The Story In Quotes
How did Transister come to be?
Eric: Drinking. I met Gary in an L.A. bar. It was happy hour.
Gary: Drinking, then music -- in that order. I invited Eric over
to London to work in my home studio, messing around with samples.
Trans, our label, started there.
Keely: E & G used to watch me play in a club on Fulham Road
in London. Eventually they asked me if I'd like to join.
Eric: I only had six weeks left on my visa so we started working
around the clock.
Gary: We wrote, recorded and mixed six tracks in six weeks, all
of which made the album.
How did you get signed?
Keely: The original idea was to finish an album and release it
on our own label.
Eric: But when I got home, I played the tape for a friend who passed
it on to KCRW DJ Chris Douridas. He played a few tracks on his L.A.
morning show, and within a week, labels were calling us. It was
mad!
Being from different sides of the world, what if anything
do you have in common?
Gary: We hate each others home towns, which means at any given
time at least two out of three of us are miserable.
Keely: Other than that, we've all seen the Sound of Music.
Eric: And we all liked it.
What is the recording and writing process?
Keely: We all write together. One of us brings in an idea and we
sit around with guitars -- and usually wine, we trash it until it
resembles something decent. I'd say nine out of ten times it works
like that. Occasionally we'll start with a track or a loop and work
from that. We laugh a lot writing Iyrics -- especially the sad ones.
Gary: As far as recording, it's quite experimental, really. Eric
and I will muck around with sequencers and samplers for days --
just trying ideas. We slam information on tape and much of it is
random, which is what makes it exciting. We bounce off walls and
thrash about; it gets quite vicious.
Eric: When we think the track is semi-decent, we concentrate on
vocals, again in a pretty random, experimental way. It's not unusual
to have three tracks of Keely singing, with completely different
vibes, a few tracks for sections where we want an unusual sound,
and a few tracks of just mad, loony stuff.
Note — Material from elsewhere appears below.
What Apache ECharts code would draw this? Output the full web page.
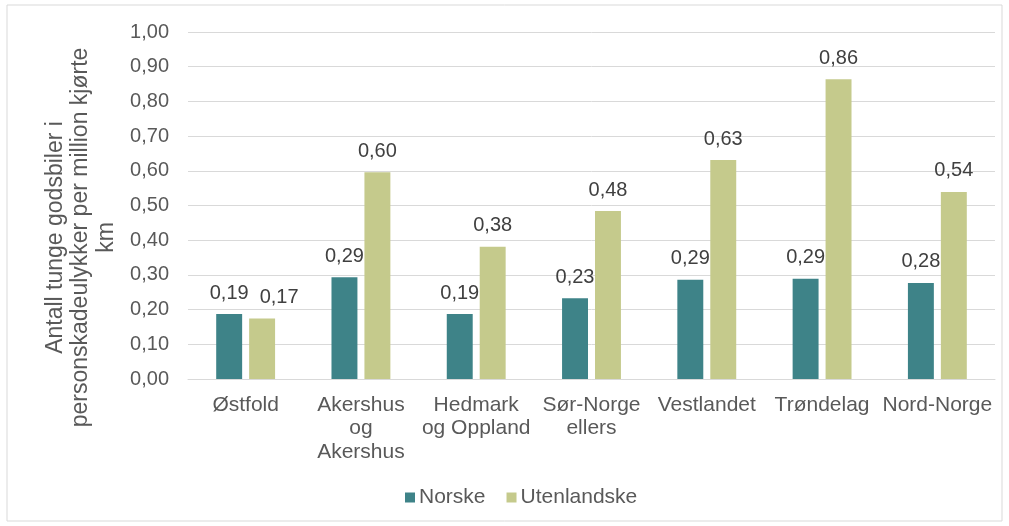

Gary: Everything else is changing up until the final seconds of
the mix.
Transister's music has a lot of diverse influences.
What's the glue that holds it together?
Keely: We all totally believe in the power of 'the song,' but we're
also always in search of ways to screw things up.
Eric: That works in the studio too. We very often add noise, as
opposed to trying to get rid of it.
Gary: Yeah, tape noise, vinyl, amp hums and hisses. I think the
digital world is a bit clean for us.
What are the plans for Transister live?
Eric: To be totally fuckin' brilliant.
Gary: Expect showbiz.
Eric:: Dark showbiz.
What's up for Transister future?
Eric: More songs and noisier noise.
Keely: I don't even know what I'm doing tonight.